Goal: Output the first line of the listing and each line after it, up to and including the line that contains "const ref = useRef<HTMLCanvasElement", exactly as written, minus the pictures.

Provided data:
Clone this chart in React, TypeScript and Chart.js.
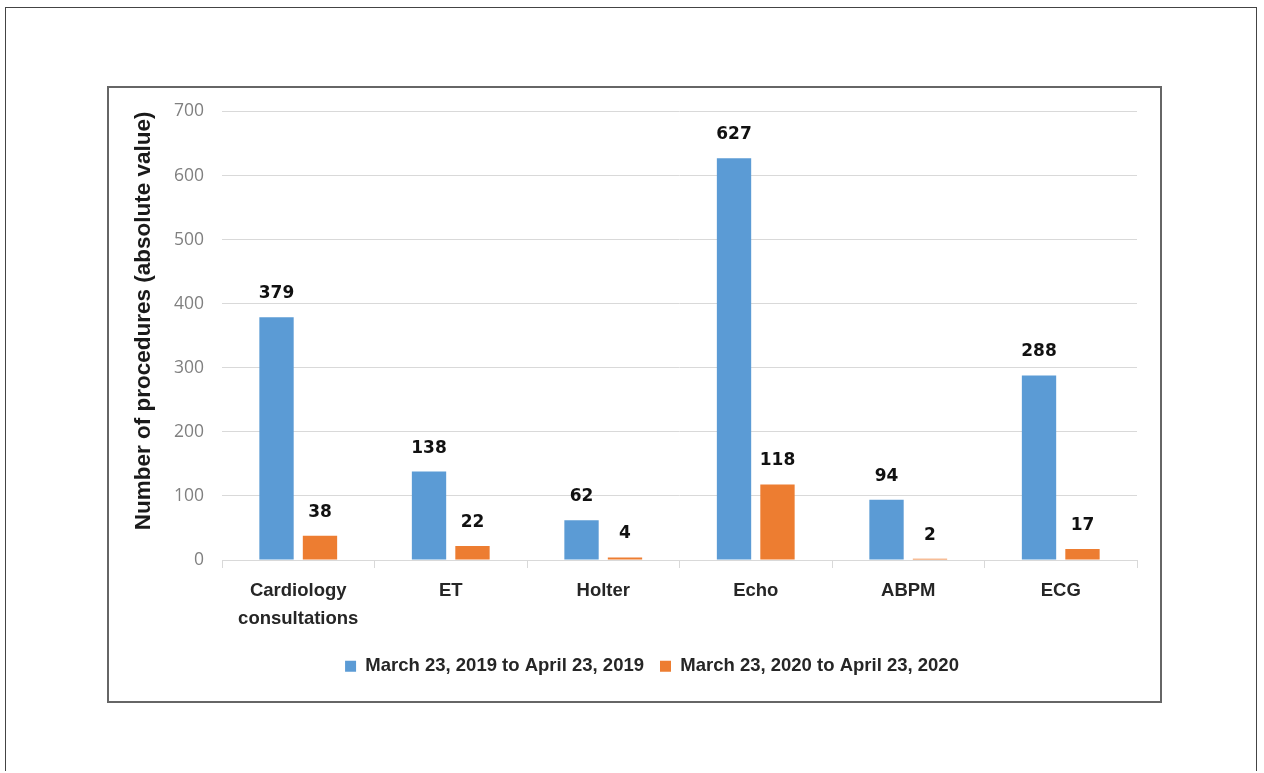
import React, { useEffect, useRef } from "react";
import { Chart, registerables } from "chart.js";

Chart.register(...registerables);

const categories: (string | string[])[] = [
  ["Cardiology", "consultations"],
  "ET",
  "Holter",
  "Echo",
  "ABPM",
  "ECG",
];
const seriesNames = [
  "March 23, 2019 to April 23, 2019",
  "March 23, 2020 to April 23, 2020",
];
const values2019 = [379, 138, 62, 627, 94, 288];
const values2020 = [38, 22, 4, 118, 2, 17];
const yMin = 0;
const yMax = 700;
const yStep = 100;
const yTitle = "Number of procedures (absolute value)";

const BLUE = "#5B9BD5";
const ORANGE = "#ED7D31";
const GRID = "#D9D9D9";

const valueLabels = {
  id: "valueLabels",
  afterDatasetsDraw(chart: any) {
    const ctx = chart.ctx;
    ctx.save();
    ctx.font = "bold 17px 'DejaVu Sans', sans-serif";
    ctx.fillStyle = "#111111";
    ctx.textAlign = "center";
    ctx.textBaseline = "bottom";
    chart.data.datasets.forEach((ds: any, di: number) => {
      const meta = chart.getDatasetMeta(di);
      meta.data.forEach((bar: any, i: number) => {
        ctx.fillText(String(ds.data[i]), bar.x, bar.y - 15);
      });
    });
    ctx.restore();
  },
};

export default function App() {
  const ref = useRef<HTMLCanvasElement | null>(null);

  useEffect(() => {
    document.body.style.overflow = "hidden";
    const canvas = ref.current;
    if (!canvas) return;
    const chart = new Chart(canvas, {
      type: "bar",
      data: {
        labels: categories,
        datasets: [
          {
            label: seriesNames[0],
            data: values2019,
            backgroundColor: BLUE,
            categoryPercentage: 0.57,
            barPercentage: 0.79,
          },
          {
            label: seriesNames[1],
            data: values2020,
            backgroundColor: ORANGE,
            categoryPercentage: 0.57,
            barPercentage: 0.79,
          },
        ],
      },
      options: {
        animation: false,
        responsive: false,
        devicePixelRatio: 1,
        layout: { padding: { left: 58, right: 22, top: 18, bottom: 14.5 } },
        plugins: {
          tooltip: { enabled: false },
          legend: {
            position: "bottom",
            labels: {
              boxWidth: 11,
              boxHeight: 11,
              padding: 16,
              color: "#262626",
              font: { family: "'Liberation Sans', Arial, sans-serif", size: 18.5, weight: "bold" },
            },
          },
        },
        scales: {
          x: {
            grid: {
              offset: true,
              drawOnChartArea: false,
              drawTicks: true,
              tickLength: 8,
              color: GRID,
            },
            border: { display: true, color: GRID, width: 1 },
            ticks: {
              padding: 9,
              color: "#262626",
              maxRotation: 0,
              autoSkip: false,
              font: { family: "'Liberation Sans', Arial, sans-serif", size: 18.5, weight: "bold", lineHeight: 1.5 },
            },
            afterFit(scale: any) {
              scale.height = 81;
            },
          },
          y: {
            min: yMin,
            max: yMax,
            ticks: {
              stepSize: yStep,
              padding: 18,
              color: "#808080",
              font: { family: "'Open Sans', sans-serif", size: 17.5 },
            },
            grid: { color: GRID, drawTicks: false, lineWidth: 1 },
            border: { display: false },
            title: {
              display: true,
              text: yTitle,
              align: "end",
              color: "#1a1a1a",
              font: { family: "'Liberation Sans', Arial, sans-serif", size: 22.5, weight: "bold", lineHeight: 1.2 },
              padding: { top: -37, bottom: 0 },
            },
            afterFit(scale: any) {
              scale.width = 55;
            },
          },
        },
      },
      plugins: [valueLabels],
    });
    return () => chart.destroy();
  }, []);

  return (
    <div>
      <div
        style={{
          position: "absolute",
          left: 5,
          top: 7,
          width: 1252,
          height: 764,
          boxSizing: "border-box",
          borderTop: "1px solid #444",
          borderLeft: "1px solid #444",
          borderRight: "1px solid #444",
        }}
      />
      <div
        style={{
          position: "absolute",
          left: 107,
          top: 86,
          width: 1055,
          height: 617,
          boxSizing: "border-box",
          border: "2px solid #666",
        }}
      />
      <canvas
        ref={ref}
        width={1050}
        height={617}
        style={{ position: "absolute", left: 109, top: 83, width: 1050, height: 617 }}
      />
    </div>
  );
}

Exercise solution:
Clone this chart in React, TypeScript and Chart.js.
import React, { useEffect, useRef } from "react";
import { Chart, registerables } from "chart.js";

Chart.register(...registerables);

const categories: (string | string[])[] = [
  ["Cardiology", "consultations"],
  "ET",
  "Holter",
  "Echo",
  "ABPM",
  "ECG",
];
const seriesNames = [
  "March 23, 2019 to April 23, 2019",
  "March 23, 2020 to April 23, 2020",
];
const values2019 = [379, 138, 62, 627, 94, 288];
const values2020 = [38, 22, 4, 118, 2, 17];
const yMin = 0;
const yMax = 700;
const yStep = 100;
const yTitle = "Number of procedures (absolute value)";

const BLUE = "#5B9BD5";
const ORANGE = "#ED7D31";
const GRID = "#D9D9D9";

const valueLabels = {
  id: "valueLabels",
  afterDatasetsDraw(chart: any) {
    const ctx = chart.ctx;
    ctx.save();
    ctx.font = "bold 17px 'DejaVu Sans', sans-serif";
    ctx.fillStyle = "#111111";
    ctx.textAlign = "center";
    ctx.textBaseline = "bottom";
    chart.data.datasets.forEach((ds: any, di: number) => {
      const meta = chart.getDatasetMeta(di);
      meta.data.forEach((bar: any, i: number) => {
        ctx.fillText(String(ds.data[i]), bar.x, bar.y - 15);
      });
    });
    ctx.restore();
  },
};

export default function App() {
  const ref = useRef<HTMLCanvasElement | null>(null);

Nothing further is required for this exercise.